Macron, der erst am Mittwoch von einem Staatsbesuch aus Saudiarabien zurückkehrte, tat lange so, als gingen ihn die innenpolitischen Turbulenzen im Land nichts an. Als ihn Journalisten in Riad auf das drohende Ende der Regierung ansprachen, wurde er aber doch emotional: «Ich kann das nicht glauben!», rief er. Und dem RN warf er «unerträglichen Zynismus» vor. Die Abgeordneten der Partei von Marine Le Pen könnten doch nicht einem Antrag der Linken zustimmen, der sie und ihre Wähler beleidige. Im Misstrauensantrag der Neuen Volksfront ist von einem «Bollwerk gegen die extreme Rechte» die Rede.

Nach Barniers Ankündigung, das 49.3-Verfahren anzuwenden, hatten auch die Rechtsnationalisten einen eigenen Misstrauensantrag aufgesetzt. Dennoch stimmten sie am Mittwoch der Resolution der Linken zu. Gerätselt wird in Paris aber immer noch darüber, warum sich Le Pen überhaupt dafür entschied, Barnier fallenzulassen.

Nach dessen Ernennung im September hatte sie sich noch staatstragend gegeben und sein Kabinett geduldet, um Chaos zu vermeiden, wie sie damals sagte. Sie versprach sich auch, einen gewissen Einfluss auf die Regierung zu nehmen, nicht zuletzt bei der Migration. Doch zuletzt wünschten sich ihre Wähler mehrheitlich den Sturz der Regierung. Zudem droht Le Pen in einem Gerichtsverfahren wegen der Veruntreuung von EU-Geldern eine Haftstrafe im kommenden Jahr. Gut möglich ist, dass Le Pen deswegen noch vorher Präsidentschaftswahlen herbeiführen will und deswegen maximalen Druck auf Macron ausübt.

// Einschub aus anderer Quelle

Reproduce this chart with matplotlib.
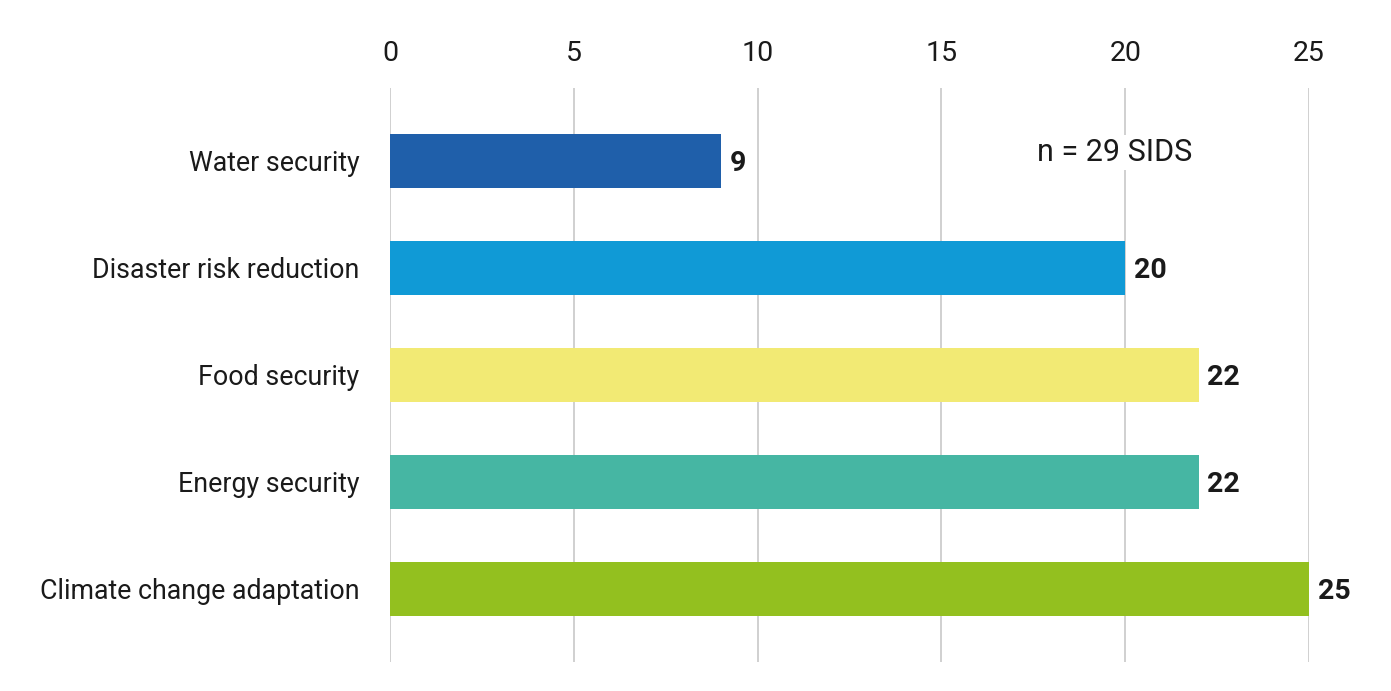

Emmanuel Macron scheint jedoch fester entschlossen denn je, bis 2027 im Élysée-Palast zu bleiben. Der Präsident empfing Barnier noch am Mittwochabend, um seinen Rücktritt entgegenzunehmen. Am Donnerstagabend will sich Macron in einer Rede an die Nation wenden. In letzter Zeit schwebte er in höheren Sphären, reiste nach Lateinamerika und an den , telefonierte mit Donald Trump, den er zur feierlichen Wiedereröffnung der Notre-Dame an diesem Wochenende nach Paris einlud. Nun muss er erklären, wie es in Frankreich grösster Krise seit Jahrzehnten weitergehen soll.